-- begin Dataset excerpts --

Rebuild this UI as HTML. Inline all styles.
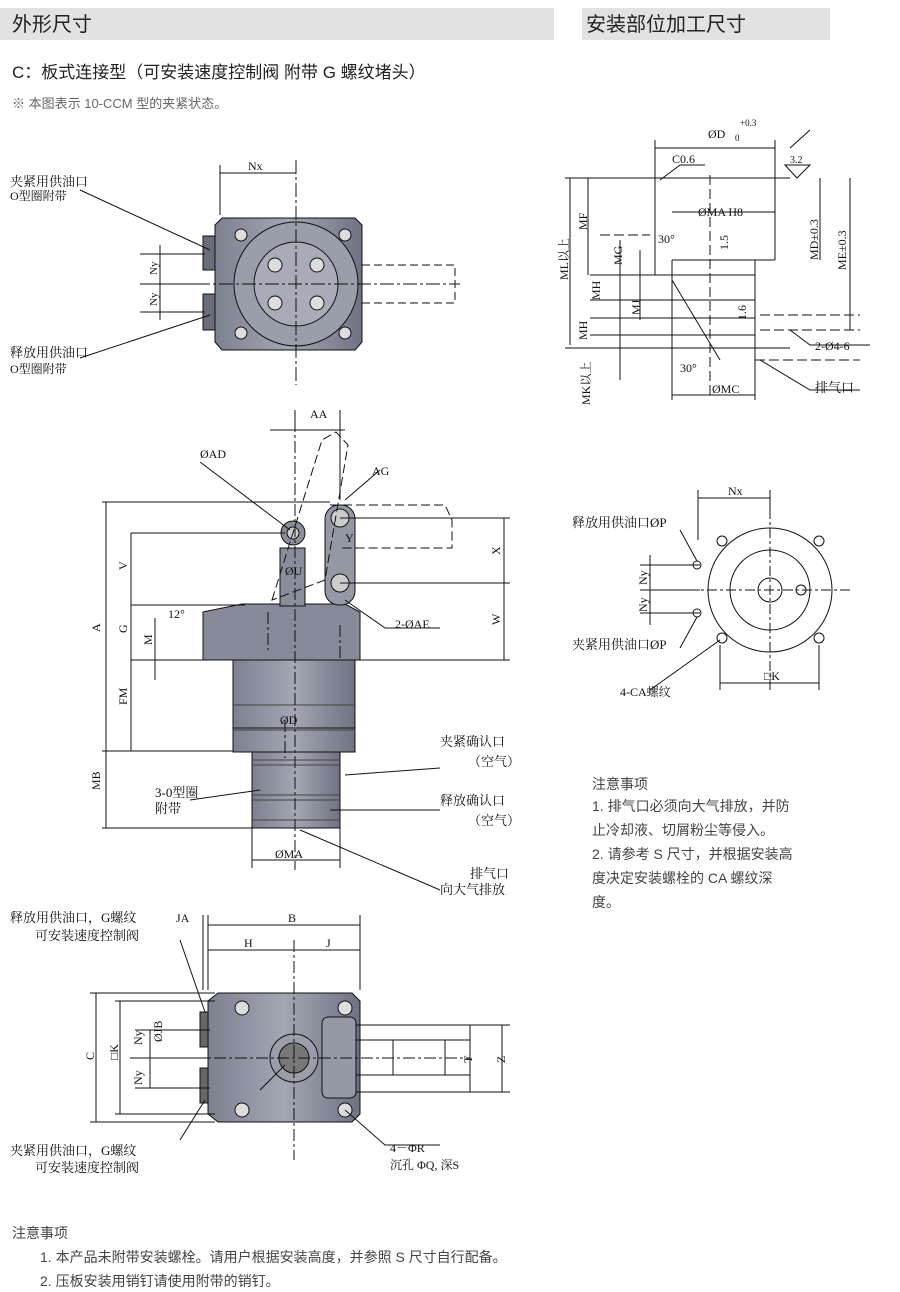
<!DOCTYPE html>
<html><head><meta charset="utf-8"><style>
body{margin:0;background:#fff;width:900px;height:1292px;overflow:hidden;font-family:"Liberation Sans","Noto Sans CJK SC",sans-serif}
svg{position:absolute;left:0;top:0}
</style></head><body>
<svg width="900" height="1292" viewBox="0 0 900 1292" xmlns="http://www.w3.org/2000/svg" font-family="Liberation Serif,Noto Serif CJK SC,serif">
<defs>
<linearGradient id="g" x1="0" x2="1"><stop offset="0" stop-color="#7d808f"/><stop offset="0.5" stop-color="#a3a6b3"/><stop offset="1" stop-color="#6f7282"/></linearGradient>
</defs>
<rect x="0" y="8" width="554" height="32" fill="#e2e2e2"/>
<rect x="582" y="8" width="248" height="32" fill="#e2e2e2"/>
<g font-family="Liberation Sans,Noto Sans CJK SC,sans-serif" fill="#222">
<text x="12" y="31" font-size="20">外形尺寸</text>
<text x="586" y="31" font-size="20">安装部位加工尺寸</text>
<text x="12" y="78" font-size="17">C：板式连接型（可安装速度控制阀  附带 G 螺纹堵头）</text>
<text x="12" y="108" font-size="13" fill="#666">※ 本图表示 10-CCM 型的夹紧状态。</text>
<text x="592" y="789" font-size="14" fill="#444">注意事项</text>
<text x="592" y="811" font-size="14" fill="#444">1. 排气口必须向大气排放，并防</text>
<text x="592" y="835" font-size="14" fill="#444">止冷却液、切屑粉尘等侵入。</text>
<text x="592" y="859" font-size="14" fill="#444">2. 请参考 S 尺寸，并根据安装高</text>
<text x="592" y="883" font-size="14" fill="#444">度决定安装螺栓的 CA 螺纹深</text>
<text x="592" y="907" font-size="14" fill="#444">度。</text>
<text x="12" y="1238" font-size="14" fill="#444">注意事项</text>
<text x="40" y="1262" font-size="14" fill="#444">1. 本产品未附带安装螺栓。请用户根据安装高度，并参照 S 尺寸自行配备。</text>
<text x="40" y="1286" font-size="14" fill="#444">2. 压板安装用销钉请使用附带的销钉。</text>
</g>

<g stroke="#111" stroke-width="1" fill="none">
<!-- TOP VIEW -->
<path d="M222 218 H355 L362 225 V342 L355 350 H222 L215 342 V225 Z" fill="url(#g)"/>
<circle cx="296" cy="284" r="62" fill="#9a9daa"/>
<circle cx="296" cy="284" r="42" fill="#a9acb8"/>
<circle cx="275" cy="265" r="7" fill="#ddd"/><circle cx="317" cy="265" r="7" fill="#ddd"/>
<circle cx="275" cy="303" r="7" fill="#ddd"/><circle cx="317" cy="303" r="7" fill="#ddd"/>
<circle cx="241" cy="235" r="6" fill="#ddd"/><circle cx="345" cy="235" r="6" fill="#ddd"/>
<circle cx="241" cy="333" r="6" fill="#ddd"/><circle cx="345" cy="333" r="6" fill="#ddd"/>
<rect x="203" y="236" width="12" height="34" fill="#6a6d7a"/>
<rect x="203" y="294" width="12" height="36" fill="#6a6d7a"/>
<path d="M296 160 V385 M150 284 H460" stroke-dasharray="14 3 3 3"/>
<path d="M362 265 H455 V303 H362" stroke-dasharray="8 4"/>
<path d="M220 165 V215 M220 173 H296"/>
<text x="248" y="170" font-size="12" fill="#111" stroke="none">Nx</text>
<path d="M140 254 H205 M140 284 H205 M140 312 H205 M160 245 V320"/>
<text x="157" y="275" font-size="11" fill="#111" stroke="none" transform="rotate(-90 157 275)">Ny</text>
<text x="157" y="306" font-size="11" fill="#111" stroke="none" transform="rotate(-90 157 306)">Ny</text>
<path d="M80 190 L210 250 M80 358 L210 315"/>

<!-- MIDDLE VIEW -->
<path d="M203 612 L242 604 H345 L360 612 V660 H203 Z" fill="#878a98"/>
<rect x="233" y="660" width="122" height="92" fill="url(#g)"/>
<rect x="252" y="752" width="88" height="76" fill="url(#g)"/>
<path d="M252 760 H340 M252 765 H340 M252 795 H340 M252 800 H340 M252 820 H340 M233 705 H355 M233 730 H355" stroke="#444"/>
<rect x="280" y="548" width="25" height="58" fill="#8a8d9a"/>
<circle cx="293" cy="533" r="12" fill="#8a8d9a"/><circle cx="293" cy="533" r="6" fill="#ccc"/>
<rect x="325" y="505" width="30" height="100" rx="14" fill="#9598a5"/>
<circle cx="340" cy="518" r="9" fill="#ccc"/><circle cx="340" cy="583" r="9" fill="#ccc"/>
<path d="M295 420 V870 M285 720 V758 M268 612 V650 M340 625 V660" stroke-dasharray="12 3 3 3"/>
<path d="M272 600 L322 440 L336 432 L348 445 L325 580 Z M330 505 H445 L452 520 V548 H340" stroke-dasharray="9 4"/>
<path d="M102 502 H330 M102 751 H233 M102 828 H252 M106 502 V828 M131 533 H285 M131 605 H245 M131 660 H233 M131 751 H233 M131 533 V751 M155 618 V680 M340 518 H510 M340 583 H510 M355 660 H510 M504 518 V660 M270 430 H345 M295 410 V430 M340 410 V500"/>
<path d="M252 860 H340 M252 828 V868 M340 828 V868 M233 728 H355"/>
<path d="M200 462 L290 530 M345 600 L385 628 H440 M345 500 L380 470 M345 775 L440 768 M330 810 L440 810 M190 800 L260 790 M300 830 L440 890"/>
<g fill="#111" stroke="none" font-size="12">
<text x="310" y="418">AA</text><text x="200" y="458">ØAD</text><text x="372" y="475">AG</text>
<text x="345" y="542">Y</text><text x="285" y="575">ØU</text><text x="395" y="628">2-ØAE</text>
<text x="168" y="618">12°</text><text x="280" y="724">ØD</text><text x="275" y="858">ØMA</text>
<text x="100" y="632" transform="rotate(-90 100 632)">A</text>
<text x="127" y="570" transform="rotate(-90 127 570)">V</text>
<text x="127" y="633" transform="rotate(-90 127 633)">G</text>
<text x="127" y="705" transform="rotate(-90 127 705)">FM</text>
<text x="100" y="790" transform="rotate(-90 100 790)">MB</text>
<text x="152" y="645" transform="rotate(-90 152 645)">M</text>
<text x="500" y="555" transform="rotate(-90 500 555)">X</text>
<text x="500" y="625" transform="rotate(-90 500 625)">W</text>
<text x="440" y="746" font-size="13">夹紧确认口</text><text x="468" y="766" font-size="13">（空气）</text>
<text x="440" y="805" font-size="13">释放确认口</text><text x="468" y="825" font-size="13">（空气）</text>
<text x="155" y="797" font-size="13">3-0型圈</text><text x="155" y="813" font-size="13">附带</text>
<text x="470" y="878" font-size="13">排气口</text><text x="440" y="894" font-size="13">向大气排放</text>
<text x="10" y="186" font-size="13">夹紧用供油口</text><text x="10" y="200" font-size="12">O型圈附带</text>
<text x="10" y="357" font-size="13">释放用供油口</text><text x="10" y="373" font-size="12">O型圈附带</text>
<text x="10" y="922" font-size="13">释放用供油口，G螺纹</text><text x="35" y="940" font-size="13">可安装速度控制阀</text>
<text x="10" y="1155" font-size="13">夹紧用供油口，G螺纹</text><text x="35" y="1172" font-size="13">可安装速度控制阀</text>
<text x="176" y="922">JA</text><text x="288" y="922">B</text><text x="244" y="947">H</text><text x="326" y="947">J</text>
<text x="245" y="1095">ØL</text><text x="390" y="1152">4－ΦR</text><text x="390" y="1169">沉孔 ΦQ, 深S</text>
<text x="94" y="1060" transform="rotate(-90 94 1060)">C</text>
<text x="118" y="1060" transform="rotate(-90 118 1060)">□K</text>
<text x="142" y="1045" transform="rotate(-90 142 1045)">Ny</text>
<text x="142" y="1085" transform="rotate(-90 142 1085)">Ny</text>
<text x="162" y="1042" transform="rotate(-90 162 1042)">ØJB</text>
<text x="472" y="1063" transform="rotate(-90 472 1063)">T</text>
<text x="505" y="1063" transform="rotate(-90 505 1063)">Z</text>
</g>

<!-- BOTTOM VIEW -->
<path d="M218 993 H352 L360 1001 V1114 L352 1122 H218 L208 1114 V1001 Z" fill="url(#g)"/>
<rect x="200" y="1012" width="8" height="35" fill="#666"/><rect x="200" y="1068" width="8" height="35" fill="#666"/>
<circle cx="294" cy="1058" r="24" fill="#9a9daa"/><circle cx="294" cy="1058" r="15" fill="#777"/>
<rect x="322" y="1017" width="34" height="81" rx="6" fill="#9598a5"/>
<circle cx="242" cy="1008" r="7" fill="#ddd"/><circle cx="345" cy="1008" r="7" fill="#ddd"/>
<circle cx="242" cy="1110" r="7" fill="#ddd"/><circle cx="345" cy="1110" r="7" fill="#ddd"/>
<path d="M294 940 V1160 M130 1058 H470" stroke-dasharray="12 3 3 3"/>
<path d="M356 1025 H510 M356 1092 H510 M356 1040 H470 M356 1075 H470 M470 1025 V1092 M502 1025 V1092 M393 1040 V1075 M445 1040 V1075"/>
<path d="M208 925 H360 M208 950 H360 M203 915 V990 M208 915 V990 M360 915 V990 M90 993 H215 M90 1122 H215 M96 993 V1122 M115 1001 H215 M115 1114 H215 M120 1001 V1114 M135 1030 H210 M135 1058 H210 M135 1088 H210 M150 1030 V1088"/>
<path d="M180 940 L205 1012 M180 1140 L205 1100 M260 1090 L285 1065 M345 1110 L385 1145 H440"/>

<!-- RIGHT INSTALL SECTION -->
<path d="M565 178 H790 M565 348 H790 M655 178 V260 M775 178 V260 M655 260 V275 M672 260 H775 M672 260 V400 M755 260 V400 M672 275 H755 M672 300 H755 M672 318 H755 M672 335 H755 M655 275 H672 M590 275 H672 M590 300 H672 M590 318 H672 M590 335 H672"/>
<path d="M655 148 H775 M655 140 V178 M775 140 V178 M672 212 H775 M570 178 V345 M588 178 V275 M620 240 V380 M640 250 V320 M820 178 V260 M850 178 V330 M672 395 H755"/>
<path d="M710 175 V395 M600 235 H650 M760 315 H860 M760 330 H860 M755 360 H860" stroke-dasharray="10 4"/>
<path d="M672 280 L720 360 M790 148 L810 130 M785 165 H810 L797 178 Z M660 180 L680 165 H705 M790 330 L810 345 H870 M760 360 L810 390 H860"/>
<g fill="#111" stroke="none" font-size="12">
<text x="708" y="138">ØD</text><text x="740" y="126" font-size="9">+0.3</text><text x="735" y="141" font-size="9">0</text>
<text x="672" y="163">C0.6</text><text x="790" y="163" font-size="10">3.2</text>
<text x="698" y="216">ØMA H8</text><text x="658" y="243">30°</text><text x="680" y="372">30°</text>
<text x="712" y="393">ØMC</text><text x="815" y="350">2-Ø4-6</text><text x="815" y="392" font-size="13">排气口</text>
<text x="568" y="280" transform="rotate(-90 568 280)">ML以上</text>
<text x="587" y="230" transform="rotate(-90 587 230)">MF</text>
<text x="622" y="265" transform="rotate(-90 622 265)">MG</text>
<text x="600" y="300" transform="rotate(-90 600 300)">MH</text>
<text x="587" y="340" transform="rotate(-90 587 340)">MH</text>
<text x="640" y="315" transform="rotate(-90 640 315)">MJ</text>
<text x="590" y="405" transform="rotate(-90 590 405)">MK以上</text>
<text x="818" y="260" transform="rotate(-90 818 260)">MD±0.3</text>
<text x="846" y="270" transform="rotate(-90 846 270)">ME±0.3</text>
<text x="728" y="250" transform="rotate(-90 728 250)">1.5</text>
<text x="746" y="320" transform="rotate(-90 746 320)">1.6</text>
</g>

<!-- RIGHT CIRCLE VIEW -->
<circle cx="770" cy="590" r="62"/><circle cx="770" cy="590" r="40"/><circle cx="770" cy="590" r="12"/>
<circle cx="801" cy="590" r="5"/>
<circle cx="722" cy="541" r="5"/><circle cx="819" cy="541" r="5"/><circle cx="722" cy="638" r="5"/><circle cx="819" cy="638" r="5"/>
<circle cx="697" cy="565" r="4"/><circle cx="697" cy="613" r="4"/>
<path d="M770 490 V690 M650 590 H850" stroke-dasharray="10 3 3 3"/>
<path d="M698 498 H770 M698 490 V540 M770 490 V510 M720 683 H819 M720 645 V690 M819 645 V690 M640 565 H700 M640 590 H700 M640 613 H700 M650 555 V625"/>
<path d="M680 530 L697 561 M680 648 L697 617 M650 690 L720 640"/>
<g fill="#111" stroke="none" font-size="12">
<text x="728" y="495">Nx</text><text x="764" y="680">□K</text>
<text x="572" y="527" font-size="13">释放用供油口ØP</text><text x="572" y="649" font-size="13">夹紧用供油口ØP</text>
<text x="620" y="696">4-CA螺纹</text>
<text x="647" y="585" transform="rotate(-90 647 585)">Ny</text>
<text x="647" y="612" transform="rotate(-90 647 612)">Ny</text>
</g>
</g>
</svg>
</body></html>
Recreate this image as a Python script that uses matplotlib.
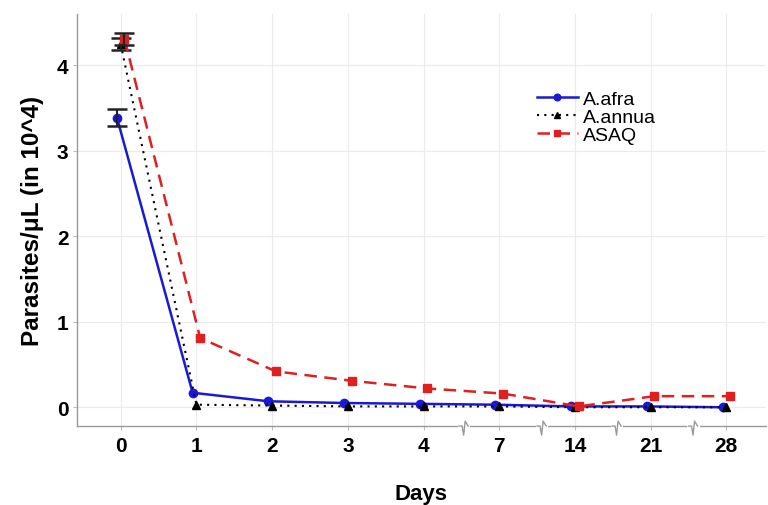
import matplotlib
matplotlib.use("Agg")
import matplotlib.pyplot as plt
import numpy as np

days = ["0", "1", "2", "3", "4", "7", "14", "21", "28"]
afra = [3.39, 0.17, 0.07, 0.05, 0.04, 0.03, 0.01, 0.01, 0.00]
afra_err = [0.10, 0.0, 0.0, 0.0, 0.0, 0.0, 0.0, 0.0, 0.0]
annua = [4.25, 0.03, 0.02, 0.01, 0.01, 0.01, 0.00, 0.00, 0.00]
annua_err = [0.07, 0.0, 0.0, 0.0, 0.0, 0.0, 0.0, 0.0, 0.0]
asaq = [4.31, 0.81, 0.42, 0.31, 0.22, 0.16, 0.01, 0.13, 0.13]
asaq_err = [0.07, 0.0, 0.0, 0.0, 0.0, 0.0, 0.0, 0.0, 0.0]
yticks = [0, 1, 2, 3, 4]

plt.rcParams['font.family'] = ['Liberation Sans', 'DejaVu Sans']

fig = plt.figure(figsize=(7.68, 5.06), dpi=100)
ax = fig.add_axes([0.100, 0.156, 0.897, 0.814])

x = np.arange(len(days))
dodge = 0.05

series = [
    (afra, afra_err, -dodge, '#1a1ad6', '-', 'o', 'A.afra', 1.8),
    (annua, annua_err, 0.0, 'black', (0, (1, 2.5)), '^', 'A.annua', 1.5),
    (asaq, asaq_err, dodge, '#e02020', (0, (5, 3)), 's', 'ASAQ', 1.8),
]
for i, (vals, errs, off, col, ls, mk, lab, lw) in enumerate(series):
    vals = np.array(vals)
    errs = np.array(errs)
    xs = x + off
    ax.plot(xs, vals, color=col, ls=ls, lw=lw, marker=mk, ms=6, label=lab, zorder=3 + i)
    sel = errs > 0
    ax.errorbar(xs[sel], vals[sel], yerr=errs[sel], fmt='none', ecolor='#222222',
                elinewidth=1.5, capsize=7, capthick=1.8, zorder=3 + i)

ax.set_xlim(-0.58, 8.52)
ax.set_ylim(-0.22, 4.6)
ax.set_xticks(x)
ax.set_xticklabels(days, fontsize=15, fontweight='bold')
ax.set_yticks(yticks)
ax.set_yticklabels([str(t) for t in yticks], fontsize=15, fontweight='bold')
ax.tick_params(axis='both', length=3, color='#bbbbbb', pad=4)
ax.tick_params(axis='y', pad=3)
ax.grid(True, color='#ebebeb', lw=0.8)
ax.set_axisbelow(True)
for s in ['top', 'right']:
    ax.spines[s].set_visible(False)
for s in ['left', 'bottom']:
    ax.spines[s].set_color('#999999')
    ax.spines[s].set_linewidth(1.0)

ax.set_xlabel('Days', fontsize=16, fontweight='bold', labelpad=20)
ax.set_ylabel('Parasites/μL (in 10^4)', fontsize=17.5, fontweight='bold', labelpad=9)

# axis-break zigzags on x-axis
trans = ax.get_xaxis_transform()
for bx in [4.53, 5.56, 6.55, 7.56]:
    zx = np.array([-0.06, -0.02, 0.0, 0.02, 0.06]) + bx
    zy = np.array([0.0, 0.0, -0.022, 0.012, 0.0])
    ax.plot([bx - 0.06, bx + 0.06], [0, 0], transform=trans, color='white', lw=2.2,
            clip_on=False, zorder=5.5)
    ax.plot(zx, zy, transform=trans, color='#999999', lw=1.0, clip_on=False, zorder=6)

leg = ax.legend(loc='upper left', bbox_to_anchor=(0.648, 0.848), frameon=False,
                fontsize=14, handlelength=2.1, handletextpad=0.25, labelspacing=0.02,
                borderpad=0.2, markerscale=0.8)

fig.savefig('out.png', dpi=100)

-- end Dataset excerpts --

Quote exactly what appears from the line containing "Recreate this image" through the line containing "dodge = 0.05", both included, except for the pictures, and nothing more.

→ **Response to this task**:
Recreate this image as a Python script that uses matplotlib.
import matplotlib
matplotlib.use("Agg")
import matplotlib.pyplot as plt
import numpy as np

days = ["0", "1", "2", "3", "4", "7", "14", "21", "28"]
afra = [3.39, 0.17, 0.07, 0.05, 0.04, 0.03, 0.01, 0.01, 0.00]
afra_err = [0.10, 0.0, 0.0, 0.0, 0.0, 0.0, 0.0, 0.0, 0.0]
annua = [4.25, 0.03, 0.02, 0.01, 0.01, 0.01, 0.00, 0.00, 0.00]
annua_err = [0.07, 0.0, 0.0, 0.0, 0.0, 0.0, 0.0, 0.0, 0.0]
asaq = [4.31, 0.81, 0.42, 0.31, 0.22, 0.16, 0.01, 0.13, 0.13]
asaq_err = [0.07, 0.0, 0.0, 0.0, 0.0, 0.0, 0.0, 0.0, 0.0]
yticks = [0, 1, 2, 3, 4]

plt.rcParams['font.family'] = ['Liberation Sans', 'DejaVu Sans']

fig = plt.figure(figsize=(7.68, 5.06), dpi=100)
ax = fig.add_axes([0.100, 0.156, 0.897, 0.814])

x = np.arange(len(days))
dodge = 0.05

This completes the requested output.